2008-09-19 00:31:29 | 言葉と文字

 「江」や「河」のような漢字はサンズイが意味の分類を表わし、「工」「可」という部分が「コウ」「カ」というふうに音を表わしているとされています。
 こういう種類の漢字を形声文字といい、漢字の80%は形声文字だと言われています。
 形声文字の音を表わす部分(音符あるいは声符)を覚えていれば、知らない漢字であっても音読することが出来るので、漢字は覚えやすく便利だというふうな主張もあります。
 ところが「意」とか「以」は、どちらも「イ」と読みますが、「億」「似」という字になると「オク」とか「ジ」と読むので、なまじ形声文字の知識を応用しようとすると間違えることになります。
 「工」「可」にしても「空」「阿」は「クウ」「ア」と読むのが普通ですから、うまくいかない例があるのです。
 「空」や「阿」も元来は「コウ」「カ」と発音していたのかもしれませんが、時代が変わって「クウ」「ア」と発音するようになったのかもしれません。

 少し極端な例では、図にある「各」のような場合があります。
 「各」自体は、漢和辞典を引いても「カク」という読みしかないのですが、「各」を音符とした文字の読み方は、「カク」だけでなく「キャク、コウ、ガク、キュウ、ラク、リャク、ロ」など幾種類もの読み方があります。
 もともとは同じ読みだったのかもしれませんが、読み方がいくつにも分かれてしまっていますから、「各」を「カク」と読むというふうに思っているだけでは、読み違いとなる場合が多いのが分ります。
 これらのうち「格」や「客」のように、おなじ文字が「カク、キャク」のように読み方が複数あるものは、いわゆる漢音、呉音の違いで、中国では時代の変化につれて音声が変化したのに、日本では古い読みが消えず、変化後の読みと同居しているようです。
 日本と中国で発音が同時に変化すれば、日本でも一つの読みに統一されたのでしょうが、日本で中国と同じ発音変化がなかったので二つ以上の読みが生きているのです。
 
 これにたいして「洛、落、絡、酪、烙」などは「ラク」という読みしかありませんから、「格、客」などとは違ったグループの文字です。
 「路、露、賂」なども「ロ」という読みで他のグループと離れています。
 どれも「各」という音符なのでもとは同じ発音の文字だったのかもしれませんが、何らかの意味で別の単語グループだったので、音声の変化が別々だったように見えます。
 読み方のグループが同じであれば、「各」の部分の意味に共通性があるかというと、洛と落、絡のように意味の共通性のないものがありますから、発音が同じだから意味も近いとは必ずしもいえません。
 格と客、喀などについて、「各」は「つかえてとまる」という意味を共有しているという説明が漢和辞典にはありますが、日本人にはイメージ的に分りやすいものではありません。

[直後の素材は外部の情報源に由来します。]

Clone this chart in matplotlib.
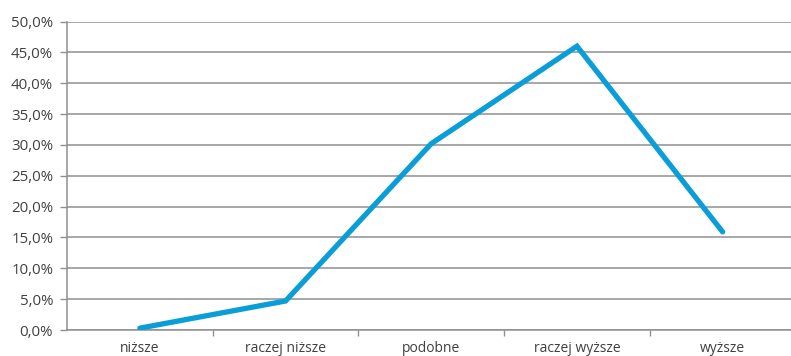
import matplotlib
matplotlib.use("Agg")
import matplotlib.pyplot as plt
from matplotlib.ticker import FuncFormatter, MultipleLocator, FixedLocator

categories = ["niższe", "raczej niższe", "podobne", "raczej wyższe", "wyższe"]
shares = [0.3, 4.7, 30.2, 46.0, 15.9]

plt.rcParams['font.family'] = ['Open Sans', 'DejaVu Sans']

fig = plt.figure(figsize=(7.91, 3.56), dpi=100)
W, H = 791, 356
left, right, top, bottom = 67, 791, 21.5, 330
ax = fig.add_axes([left / W, 1 - bottom / H, (right - left) / W, (bottom - top) / H])

x = list(range(len(categories)))
ax.plot(x, shares, color="#0A9ED9", linewidth=3.8,
        solid_capstyle="round", solid_joinstyle="miter", zorder=3)

step = 145.7
ax.set_xlim(-0.5, (right - left) / step - 0.5)
ax.set_ylim(0, 50)

ax.yaxis.set_major_locator(MultipleLocator(5))
ax.yaxis.set_major_formatter(FuncFormatter(lambda v, p: f"{v:.1f}%".replace(".", ",")))
ax.grid(axis="y", color="#909090", linewidth=1.1, zorder=1)
ax.set_axisbelow(True)

ax.set_xticks(x)
ax.set_xticklabels(categories)
ax.xaxis.set_minor_locator(FixedLocator([i + 0.5 for i in range(len(categories) - 1)]))
ax.tick_params(axis="x", which="major", length=0, pad=8, labelsize=10, labelcolor="#404040")
ax.tick_params(axis="x", which="minor", length=4, width=1, color="#909090", direction="out")
ax.tick_params(axis="y", length=5, width=1, color="#909090", pad=5, labelsize=10.8, labelcolor="#404040")

for s in ["top", "right"]:
    ax.spines[s].set_visible(False)
ax.spines["left"].set_color("#909090")
ax.spines["left"].set_linewidth(1.1)
ax.spines["bottom"].set_color("#909090")
ax.spines["bottom"].set_linewidth(1.1)

fig.savefig("out.png", dpi=100)
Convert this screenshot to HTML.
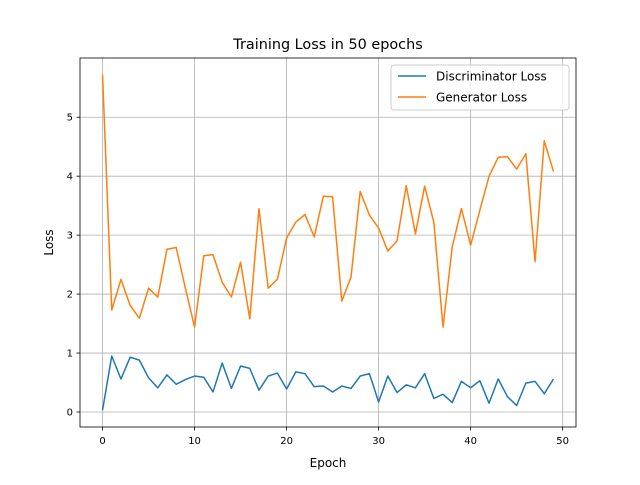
<!DOCTYPE html>
<html><head><meta charset="utf-8"><style>
body{margin:0;background:#fff}
svg{font-family:"DejaVu Sans","Liberation Sans",sans-serif}
</style></head><body>
<svg id="chart" width="640" height="480">
<rect x="0" y="0" width="640" height="480" fill="#fff"/>
<text x="328" y="49" text-anchor="middle" font-size="14.4">Training Loss in 50 epochs</text>
<g id="grid"></g><g id="series"></g><g id="axes"></g>
<text x="328" y="467" text-anchor="middle" font-size="12">Epoch</text>
<text transform="translate(53,242.5) rotate(-90)" text-anchor="middle" font-size="12">Loss</text>
<g>
<rect x="391" y="65" width="178" height="45" rx="3" fill="#fff" fill-opacity="0.8" stroke="#ccc"/>
<g><line x1="398" y1="76" x2="426" y2="76" stroke="#1f77b4" stroke-width="1.5"/><text x="436" y="80.5" font-size="12">Discriminator Loss</text></g>
<g><line x1="398" y1="97" x2="426" y2="97" stroke="#ff7f0e" stroke-width="1.5"/><text x="436" y="101.5" font-size="12">Generator Loss</text></g>
</g>
</svg>
<script>
const epochs = Array.from({length:50},(_,i)=>i);
const discLoss = [0.03,0.95,0.56,0.93,0.88,0.58,0.41,0.63,0.47,0.55,0.61,0.59,0.34,0.83,0.40,0.78,0.74,0.37,0.61,0.66,0.39,0.68,0.65,0.43,0.44,0.34,0.44,0.40,0.61,0.65,0.17,0.61,0.33,0.46,0.41,0.65,0.23,0.30,0.16,0.52,0.41,0.53,0.15,0.56,0.26,0.11,0.49,0.52,0.31,0.56];
const genLoss = [5.72,1.73,2.25,1.81,1.59,2.10,1.95,2.76,2.79,2.10,1.44,2.65,2.67,2.20,1.95,2.54,1.58,3.45,2.10,2.25,2.95,3.22,3.35,2.97,3.66,3.65,1.88,2.29,3.74,3.34,3.12,2.73,2.90,3.84,3.02,3.83,3.22,1.44,2.80,3.45,2.83,3.42,4.00,4.32,4.33,4.12,4.38,2.55,4.60,4.08];
const xTicks = [0,10,20,30,40,50];
const yTicks = [0,1,2,3,4,5];
const L=80,R=576,T=58,B=427;
const all=discLoss.concat(genLoss);
const ymn=Math.min(...all),ymx=Math.max(...all),yp=(ymx-ymn)*0.05;
const xmn=0,xmx=epochs.length-1,xp=(xmx-xmn)*0.05;
const X=v=>L+(v-(xmn-xp))/((xmx+xp)-(xmn-xp))*(R-L);
const Y=v=>B-(v-(ymn-yp))/((ymx+yp)-(ymn-yp))*(B-T);
const NS='http://www.w3.org/2000/svg';
function mk(t,a,p){const e=document.createElementNS(NS,t);for(const k in a)e.setAttribute(k,a[k]);p.appendChild(e);return e;}
const grid=document.getElementById('grid'),axes=document.getElementById('axes'),series=document.getElementById('series');
xTicks.forEach(t=>{const x=X(t);
 const g=mk('line',{x1:x,x2:x,y1:T,y2:B,stroke:'#b0b0b0','stroke-width':0.8},grid);
 
 
 mk('line',{x1:x,x2:x,y1:B,y2:B+3.5,stroke:'#000','stroke-width':0.8},axes);
 const tx=mk('text',{x:x,y:B+17,'text-anchor':'middle','font-size':10},axes);tx.textContent=t;
 
 
});
yTicks.forEach(t=>{const y=Y(t);
 const g=mk('line',{x1:L,x2:R,y1:y,y2:y,stroke:'#b0b0b0','stroke-width':0.8},grid);
 
 
 mk('line',{x1:L-3.5,x2:L,y1:y,y2:y,stroke:'#000','stroke-width':0.8},axes);
 const tx=mk('text',{x:L-7,y:y+3.5,'text-anchor':'end','font-size':10},axes);tx.textContent=t;
 
 
});
const fr=mk('rect',{x:L,y:T,width:R-L,height:B-T,fill:'none',stroke:'#000','stroke-width':0.8},axes);


function line(d,c,n){const p=mk('polyline',{points:d.map((v,i)=>X(epochs[i])+','+Y(v)).join(' '),fill:'none',stroke:c,'stroke-width':1.5,'stroke-linejoin':'round'},series);
 
 }
line(discLoss,'#1f77b4','discriminator-loss-line');
line(genLoss,'#ff7f0e','generator-loss-line');
</script>
</body></html>
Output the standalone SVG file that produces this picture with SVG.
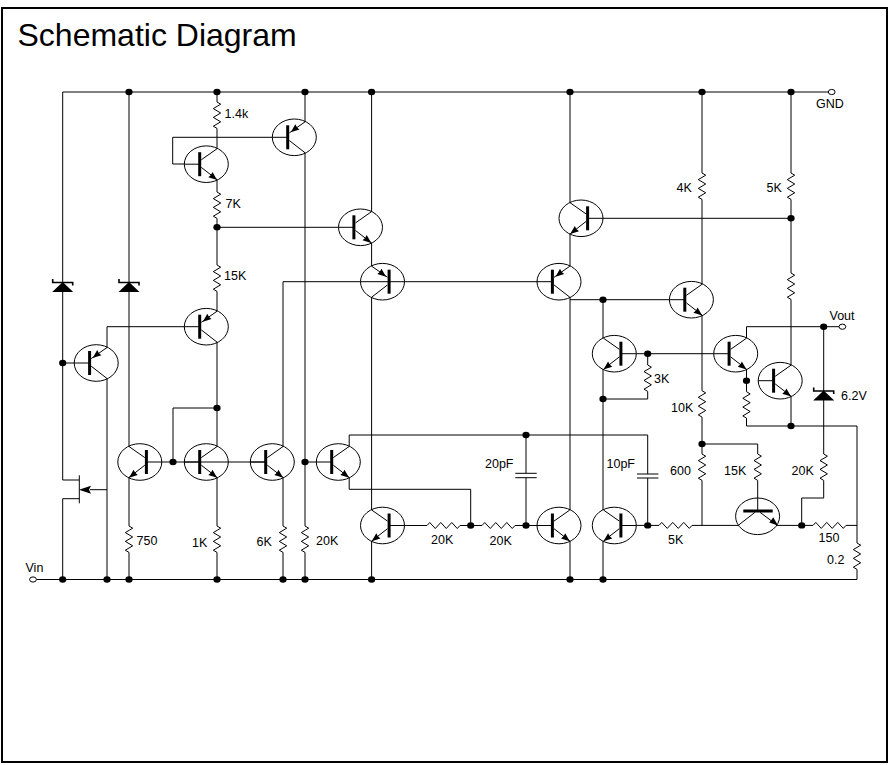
<svg xmlns="http://www.w3.org/2000/svg" width="890" height="765" viewBox="0 0 890 765">
<style>
.w{fill:none;stroke:#000;stroke-width:1}
.o{fill:none;stroke:#000;stroke-width:1}
.b{fill:none;stroke:#000;stroke-width:3}
.z{fill:none;stroke:#000;stroke-width:1.6}
.f{fill:#000;stroke:none}
.t{fill:#fff;stroke:#000;stroke-width:1}
text{font-family:"Liberation Sans",Arial,sans-serif;fill:#000}
.l{font-size:12.5px}
.h{font-size:32px}
</style>
<defs>
<g id="tr">
<ellipse class="o" cx="0" cy="0" rx="22" ry="18.3"/>
<path class="w" d="M-22,0H-6.6M-5,-4.4L10.8,-15.5M-5,3.2L10.8,15.5"/>
<path class="b" d="M-6.6,-12V12"/>
</g>
<g id="npn"><use href="#tr"/><polygon class="f" points="10.8,15.7 2,13 4.6,10.8 6.2,7.7"/></g>
<g id="pnp"><use href="#tr"/><polygon class="f" points="-3.5,-5 5.2,-7.8 2.8,-9.8 1,-13"/></g>
<polyline id="rv" class="w" points="0,0 3.7,2.2 -3.7,6.6 3.7,11 -3.7,15.4 3.7,19.8 -3.7,24.2 0,26.4"/>
<polyline id="rh" class="w" points="0,0 2.75,-3 8.25,3 13.75,-3 19.25,3 24.75,-3 30.25,3 33,0"/>
<g id="zn"><path class="z" d="M-10,-3V0.5H10V3.5"/><polygon class="f" points="0,0 -10.5,10 10.5,10"/></g>
<ellipse id="d" class="f" rx="3.6" ry="3.2"/>
<ellipse id="tm" class="t" rx="3.4" ry="2.6"/>
</defs>
<rect id="frame" x="2" y="8" width="885" height="754" fill="#fff" stroke="#000" stroke-width="2"/>
<text id="title" class="h" x="17.5" y="46">Schematic Diagram</text>

<g id="connectors">
<path class="w" d="M62.7,92H828M36.5,579.5H857
M62.7,92V282M62.7,292V480H79.3M79.3,498.7H62.7V579.5M62.7,363H74
M129,92V282M129,292V446.5M129,477.5V526M129,552.4V579.5
M107,347.5V326.7H184.5M107,378.5V579.5M107,489.7H90
M217,92V102M217,128.4V148.7M217,179.7V192M217,218.4V265M217,291.4V311.2M217,342.2V446.5M217,477.5V526M217,552.4V579.5
M272.3,137.3H172.7V164H184.5
M305,92V121.8M305,152.8V526M305,552.4V579.5
M217,227.3H338.3
M371.6,92V211.8M371.6,242.8V266.2M371.6,297.2V510M371.6,541V579.5
M283,446.5V281.7H389M404.5,281.7H537M283,477.5V526M283,552.4V579.5
M162,462H266M173,462V408H217M305,462H316.3
M349.2,446.5V435H647.7V474M647.7,478V525.4M349.2,477.5V489.3H470.7V525.5
M404.5,525.5H427M460,525.5H482M515,525.5H537M526,435V473.3M526,477.7V525.5
M570,92V202.8M570,233.8V266.2M570,297.2V510M570,541V579.5
M603,218.3H791M570,299.7H669.4M603,299.7V338.2M603,369.2V510M603,541V579.5
M636.3,353.7H713.8M647.7,353.7V365M647.7,391.4V399H603
M636.3,525.4H659M692,525.4H738.3
M702,92V173M702,199.4V284.2M702,315.2V390.7M702,417.1V454M702,480.4V525.4
M702,444H757.7V454M757.7,480.4V511
M776.7,525.4H813M846,525.4H857
M801.7,525.4V498H823.7V480.4M823.7,454V400M823.7,391V326.7
M746.5,338.2V326.7H839M746.5,369.2V391.7M746.5,418.1V426H857V543M857,569.4V579.5
M791,92V173M791,199.4V273M791,299.4V365.2M791,396.2V426"/>
</g>

<g id="Q1"><use href="#npn" transform="translate(206.3,164.2)"/></g>
<g id="Q2"><use href="#pnp" transform="translate(294.3,137.3)"/></g>
<g id="Q3"><use href="#pnp" transform="translate(206.3,326.7)"/></g>
<g id="Q4"><use href="#pnp" transform="translate(96.2,363)"/></g>
<g id="Q5"><use href="#npn" transform="translate(139.8,462) scale(-1,1)"/></g>
<g id="Q6"><use href="#npn" transform="translate(206.3,462)"/></g>
<g id="Q7"><use href="#npn" transform="translate(272.3,462)"/></g>
<g id="Q8"><use href="#npn" transform="translate(338.3,462)"/></g>
<g id="Q9"><use href="#npn" transform="translate(360.5,227.3)"/></g>
<g id="Q10"><use href="#pnp" transform="translate(382.5,281.7) scale(-1,1)"/></g>
<g id="Q11"><use href="#npn" transform="translate(382.5,525.5) scale(-1,1)"/></g>
<g id="Q12"><use href="#pnp" transform="translate(559,281.7)"/></g>
<g id="Q13"><use href="#npn" transform="translate(581,218.3) scale(-1,1)"/></g>
<g id="Q14"><use href="#npn" transform="translate(559,525.5)"/></g>
<g id="Q15"><use href="#npn" transform="translate(691.4,299.7)"/></g>
<g id="Q16"><use href="#npn" transform="translate(614.3,353.7) scale(-1,1)"/></g>
<g id="Q17"><use href="#npn" transform="translate(614.3,525.5) scale(-1,1)"/></g>
<g id="Q18"><use href="#npn" transform="translate(735.7,353.7)"/></g>
<g id="Q19"><use href="#npn" transform="translate(780.2,380.7)"/></g>
<g id="Q20">
<ellipse class="o" cx="757.6" cy="516.3" rx="22" ry="18.3"/>
<path class="w" d="M755,512.3L738.3,525.3M760,512.3L776.7,524.8"/>
<path class="b" d="M743.3,511H772.7"/>
<polygon class="f" points="778,525.6 769.2,522.5 771.4,520 773.2,517.3"/>
</g>
<g id="JFET">
<path class="w" d="M79.3,475.3V503.3"/>
<polygon class="f" points="79,489.7 91,485.7 89,489.7 91,493.7"/>
</g>

<g id="D1"><use href="#zn" x="62.7" y="282"/></g>
<g id="D2"><use href="#zn" x="129" y="282"/></g>
<g id="D3"><use href="#zn" x="823.7" y="390.5"/><text class="l" x="841" y="400">6.2V</text></g>

<g id="R1"><use href="#rv" x="217" y="102"/><text class="l" x="224.5" y="118">1.4k</text></g>
<g id="R2"><use href="#rv" x="217" y="192"/><text class="l" x="225.5" y="208">7K</text></g>
<g id="R3"><use href="#rv" x="217" y="265"/><text class="l" x="224" y="280">15K</text></g>
<g id="R4"><use href="#rv" x="129" y="526"/><text class="l" x="136.5" y="545">750</text></g>
<g id="R5"><use href="#rv" x="217" y="526"/><text class="l" x="192" y="547">1K</text></g>
<g id="R6"><use href="#rv" x="283" y="526"/><text class="l" x="256.5" y="546">6K</text></g>
<g id="R7"><use href="#rv" x="305" y="526"/><text class="l" x="316" y="545">20K</text></g>
<g id="R8"><use href="#rh" x="427" y="525.5"/><text class="l" x="431" y="544">20K</text></g>
<g id="R9"><use href="#rh" x="482" y="525.5"/><text class="l" x="489.5" y="545">20K</text></g>
<g id="R10"><use href="#rh" x="659" y="525.4"/><text class="l" x="668" y="544">5K</text></g>
<g id="R11"><use href="#rv" x="647.7" y="365"/><text class="l" x="654" y="383">3K</text></g>
<g id="R12"><use href="#rv" x="702" y="173"/><text class="l" x="676.5" y="192">4K</text></g>
<g id="R13"><use href="#rv" x="791" y="173"/><text class="l" x="766.5" y="192">5K</text></g>
<g id="R14"><use href="#rv" x="791" y="273"/></g>
<g id="R15"><use href="#rv" x="702" y="390.7"/><text class="l" x="671" y="412">10K</text></g>
<g id="R16"><use href="#rv" x="702" y="454"/><text class="l" x="670" y="475">600</text></g>
<g id="R17"><use href="#rv" x="757.7" y="454"/><text class="l" x="724" y="475">15K</text></g>
<g id="R18"><use href="#rv" x="823.7" y="454"/><text class="l" x="791.5" y="475">20K</text></g>
<g id="R19"><use href="#rv" x="746.5" y="391.7"/></g>
<g id="R20"><use href="#rh" x="813" y="525.4"/><text class="l" x="818.5" y="542">150</text></g>
<g id="R21"><use href="#rv" x="857" y="543"/><text class="l" x="827" y="564">0.2</text></g>

<g id="C1"><path class="w" d="M515.3,473.3H536.7M515.3,477.7H536.7"/><text class="l" x="485" y="468">20pF</text></g>
<g id="C2"><path class="w" d="M637,474H658.4M637,478H658.4"/><text class="l" x="606.5" y="467.7">10pF</text></g>

<g id="junctions">
<use href="#d" x="129" y="92"/><use href="#d" x="217" y="92"/><use href="#d" x="305" y="92"/><use href="#d" x="371.6" y="92"/><use href="#d" x="570" y="92"/><use href="#d" x="702" y="92"/><use href="#d" x="791" y="92"/>
<use href="#d" x="62.7" y="579.5"/><use href="#d" x="107" y="579.5"/><use href="#d" x="129" y="579.5"/><use href="#d" x="217" y="579.5"/><use href="#d" x="283" y="579.5"/><use href="#d" x="305" y="579.5"/><use href="#d" x="371.6" y="579.5"/><use href="#d" x="570" y="579.5"/><use href="#d" x="603" y="579.5"/>
<use href="#d" x="217" y="227.3"/><use href="#d" x="62.7" y="363"/><use href="#d" x="217" y="408"/><use href="#d" x="173" y="462"/><use href="#d" x="305" y="462"/>
<use href="#d" x="526" y="435"/><use href="#d" x="470.7" y="525.5"/><use href="#d" x="526" y="525.5"/><use href="#d" x="647.7" y="525.4"/><use href="#d" x="603" y="299.7"/><use href="#d" x="647.7" y="353.7"/><use href="#d" x="603" y="399"/>
<use href="#d" x="791" y="218.3"/><use href="#d" x="823.7" y="326.7"/><use href="#d" x="746.5" y="380.7"/><use href="#d" x="791" y="426"/><use href="#d" x="702" y="444"/><use href="#d" x="801.7" y="525.4"/>
</g>

<g id="GND"><use href="#tm" x="831.7" y="92"/><text class="l" x="816" y="108">GND</text></g>
<g id="Vout"><use href="#tm" x="842.4" y="326.7"/><text class="l" x="829.5" y="319.5">Vout</text></g>
<g id="Vin"><use href="#tm" x="33" y="579.5"/><text class="l" x="25.5" y="571.5">Vin</text></g>
</svg>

 漢字の訓読みは日本語なので、読みを知れば意味が分かるという場合が多いのですが、音読みの場合は、読みを知ったからといって意味が分かるわけではありません。
 「各」の例で見られるように、一つの音符に対して読みがいくとおりもあると、どの文字にどの読み方が当てはまるのかは、文字を見ただけでは分りません。
 一つの音符の読み方を覚えるときに、いくとおりもの読みがあったのでは、覚えやすいとはいえません。
 漢字の場合は文字が単語でもあるので、発音も意味も変化するため、文字と発音や意味とのズレがでてくるのです。
 漢字の読みとか意味に、きちんとした規則性があると思い込みすぎると期待を裏切られることになります。